Des commerçants s’installent durablement à Niamey sur ...
Marchés improvisés, embouteillages chroniques, piétons en danger, dans de nombreuses villes africaines, l’occupation anarchique des voies publiques par les vendeurs ambulants devient une réalité quotidienne. A Niamey, de Katako à Harobanda, en passant par le Grand Marché et les abords de la Corniche, des espaces publics ont été un peu partout grignotés pour laisser place à des étals sauvages avec leurs parasols bariolés et les cris des vendeurs ambulants. Ce qui expose les piétons et les automobilistes à toute sorte de dangers.
Pour beaucoup de vendeurs ambulants, il s’agit d’un choix par défaut dans un contexte de chômage et d’absence de dispositifs de soutien aux activités génératrices de revenus. « Je viens ici tous les jours avec ma table en bois et mes sacs de chaussures. Je vends jusqu’à 20h, parfois plus. C’est ici que passent les clients », explique Abdoul, un jeune vendeur de 27 ans installé à la place Toumo. Comme lui, des milliers de jeunes occupent les espaces publics sans autorisation. La seule et fallacieuse raison qu’ils avancent, c’est que les marchés sont pleins, les boutiques trop chères et les taxes lourdes. « Ici au moins, on vend sans pression », a-t-il affirmé.

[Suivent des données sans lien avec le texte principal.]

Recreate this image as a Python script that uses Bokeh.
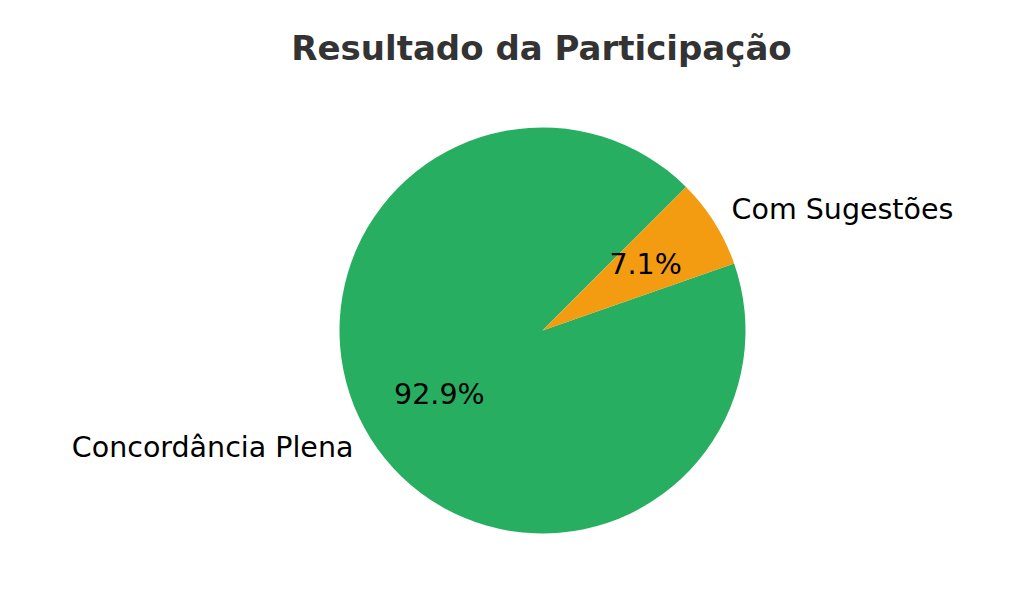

Mais, cette débrouillardise n’est pas sans conséquences. Elle favorise l’encombrement des voies de circulation dans la ville, accentue l’insalubrité des rues et exacerbe souvent les tensions entre usagers de l’espace public. Dans certains quartiers comme Zarmagandey, Château 2, Wadata ou Fada, les trottoirs ont totalement disparu. Les piétons sont contraints de marcher sur la chaussée, exposés aux motos, aux taxis, aux véhicules privés et aux tricycles. « Je traverse chaque jour avec mes enfants pour aller à l’école mais, entre les étals et les voitures, c’est devenu un vrai parcours du combattant », se plaint une mère de famille qui fait la traversée chaque jour ouvrable dans la matinée, pour sécuriser ses enfants.
Il n’y a pas si longtemps de cela, l’Hôtel de Ville de Niamey a procédé à plusieurs opérations de déguerpissement pour lutter contre les occupations anarchiques des espaces publics, notamment autour du Grand Marché, de la Corniche et du Boulevard Mali Béro. Mais, ces opérations très souvent ponctuelles et sans mesures d’accompagnement, demeurent peu efficaces au vue de la rapide réinstallation des déguerpies dans les rues et sur les trottoirs. « On les chasse aujourd’hui, ils reviennent demain. Cela rappelle le célèbre dicton qui dit ‘’on chasse le naturel, il revient au galop’’. On manque de marchés bien aménagés et d’une vraie stratégie d’intégration », reconnait un des commerçants qui squattent la rue.

La Ville de Niamey grandit, s’étend, mais son cœur reste tiraillé entre modernisation et survie quotidienne. Tant que l’espace public reste le seul refuge économique pour une majorité de citoyens, l’occupation anarchique continuera, préviennent les observateurs. À moins que la ville ne fasse le pari du dialogue et de l’inclusion économique pour devenir, enfin, un espace partagé et équitable. Face à cette situation, les autorités sont prises entre deux feux : répondre d’une part aux exigences d’ordre urbain, tout en évitant de heurter une population déjà vulnérable, et libérer les espaces publics occupés afin de rendre la ville propre et vivable d’autre part. « Nous avons besoin d’une ville propre et fluide, mais aussi d’une approche humaine. Ces vendeurs ne sont pas des délinquants. Ce sont des citoyens sans solution », plaide un passant.
Depuis plusieurs années, la mairie centrale de Niamey et les arrondissements communaux multiplient les communiqués appelant les vendeurs à libérer volontairement les trottoirs et les espaces publics. Affichés sur les murs, diffusés à la radio, dans les journaux sur les chaînes de télévisions, ou relayés sur les réseaux sociaux, ces messages officiels sont pourtant rarement suivis d’effet. « On lit ces communiqués, mais rien ne change. Ce sont juste des menaces », lance sèchement un vendeur de portables au marché Katako. Pour beaucoup, ces annonces sont perçues comme une routine sans réelle conséquence, ce qui finit par décrédibiliser l’action municipale. Les vendeurs savent que les opérations sont rarement suivies, ou alors très ciblées. L’absence de constance fait que la rue leur appartient désormais plus qu’à la population. Il faut noter que cela est causé par le manque de moyens logistiques, l’absence d’alternatives concrètes pour reloger les commerçants déguerpis, et parfois par les interférences politiques.